→ **Problem requirements**
Determine how many lines of this material contain "chart". Give only the number.

→ **Input for this task**
_ _ _ _
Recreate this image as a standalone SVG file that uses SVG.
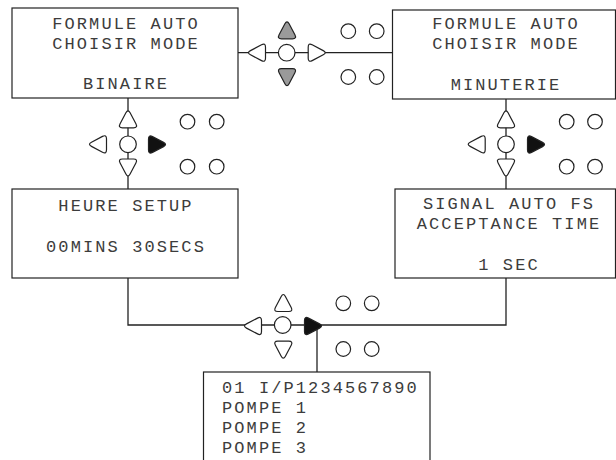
_ _ _ _
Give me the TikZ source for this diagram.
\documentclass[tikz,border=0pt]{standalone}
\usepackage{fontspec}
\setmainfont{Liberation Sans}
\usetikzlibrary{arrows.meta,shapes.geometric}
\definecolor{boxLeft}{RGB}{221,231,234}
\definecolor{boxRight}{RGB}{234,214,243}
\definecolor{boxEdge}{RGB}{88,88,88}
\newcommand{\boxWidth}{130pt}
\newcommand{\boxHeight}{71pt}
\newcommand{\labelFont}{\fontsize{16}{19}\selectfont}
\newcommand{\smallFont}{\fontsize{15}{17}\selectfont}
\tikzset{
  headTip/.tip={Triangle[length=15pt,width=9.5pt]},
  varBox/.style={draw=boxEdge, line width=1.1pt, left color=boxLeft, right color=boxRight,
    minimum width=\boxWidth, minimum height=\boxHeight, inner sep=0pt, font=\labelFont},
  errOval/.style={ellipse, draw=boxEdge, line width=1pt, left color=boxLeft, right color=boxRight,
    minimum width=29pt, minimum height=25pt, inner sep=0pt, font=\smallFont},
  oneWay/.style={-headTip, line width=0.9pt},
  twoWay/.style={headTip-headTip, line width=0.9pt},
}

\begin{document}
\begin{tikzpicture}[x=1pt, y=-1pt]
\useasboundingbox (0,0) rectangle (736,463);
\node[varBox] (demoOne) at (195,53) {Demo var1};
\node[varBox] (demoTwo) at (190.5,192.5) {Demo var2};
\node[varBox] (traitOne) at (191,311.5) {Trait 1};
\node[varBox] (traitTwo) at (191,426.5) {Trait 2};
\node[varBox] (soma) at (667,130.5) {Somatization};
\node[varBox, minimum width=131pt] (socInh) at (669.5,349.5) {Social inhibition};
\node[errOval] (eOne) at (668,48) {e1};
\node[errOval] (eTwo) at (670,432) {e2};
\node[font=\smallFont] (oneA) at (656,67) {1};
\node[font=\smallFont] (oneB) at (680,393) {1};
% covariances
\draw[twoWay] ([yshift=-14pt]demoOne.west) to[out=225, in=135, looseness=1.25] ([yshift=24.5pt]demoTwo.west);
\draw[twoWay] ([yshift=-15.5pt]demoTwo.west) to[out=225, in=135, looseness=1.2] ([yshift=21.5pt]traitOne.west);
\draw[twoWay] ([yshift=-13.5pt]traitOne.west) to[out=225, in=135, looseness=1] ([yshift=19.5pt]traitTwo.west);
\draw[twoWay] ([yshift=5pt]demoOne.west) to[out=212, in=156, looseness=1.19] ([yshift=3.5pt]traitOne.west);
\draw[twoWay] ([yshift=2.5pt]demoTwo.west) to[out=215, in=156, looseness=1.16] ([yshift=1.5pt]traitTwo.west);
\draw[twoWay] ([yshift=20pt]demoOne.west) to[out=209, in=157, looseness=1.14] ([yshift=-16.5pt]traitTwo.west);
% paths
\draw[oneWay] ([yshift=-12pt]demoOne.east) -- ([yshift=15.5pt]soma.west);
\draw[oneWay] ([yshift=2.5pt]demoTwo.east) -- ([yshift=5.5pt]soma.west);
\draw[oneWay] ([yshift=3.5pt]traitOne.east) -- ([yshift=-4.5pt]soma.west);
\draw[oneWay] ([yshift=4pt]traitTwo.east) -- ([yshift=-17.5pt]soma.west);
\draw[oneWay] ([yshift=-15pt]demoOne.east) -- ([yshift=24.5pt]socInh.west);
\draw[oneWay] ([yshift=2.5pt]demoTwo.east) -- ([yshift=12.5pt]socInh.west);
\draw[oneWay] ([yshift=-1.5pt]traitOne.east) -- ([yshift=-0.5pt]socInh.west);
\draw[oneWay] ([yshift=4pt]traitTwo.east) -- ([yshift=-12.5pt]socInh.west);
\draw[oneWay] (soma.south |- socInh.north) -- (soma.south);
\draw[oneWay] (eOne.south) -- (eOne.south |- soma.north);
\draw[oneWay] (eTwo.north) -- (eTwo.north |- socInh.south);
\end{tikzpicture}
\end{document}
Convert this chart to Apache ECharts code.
_ _ _ _
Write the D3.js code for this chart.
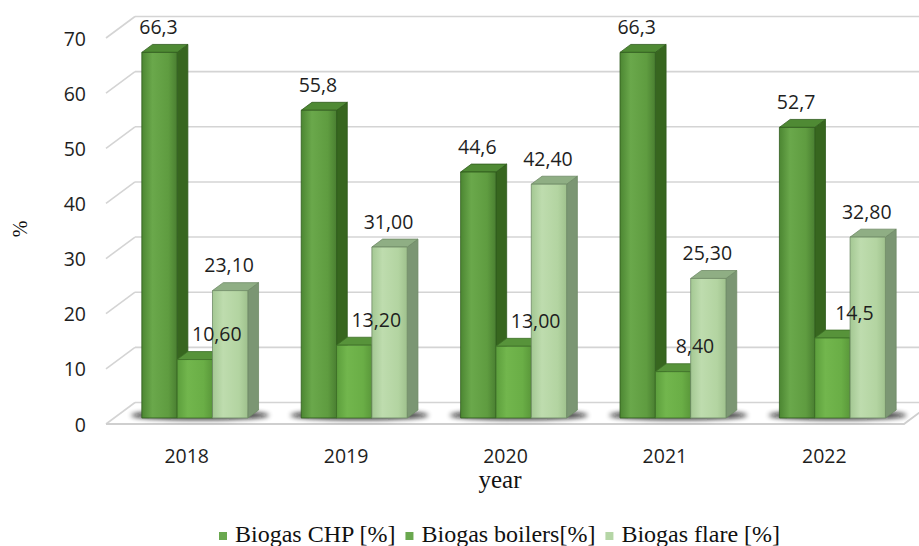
_ _ _ _
→ **Reply to the task**
2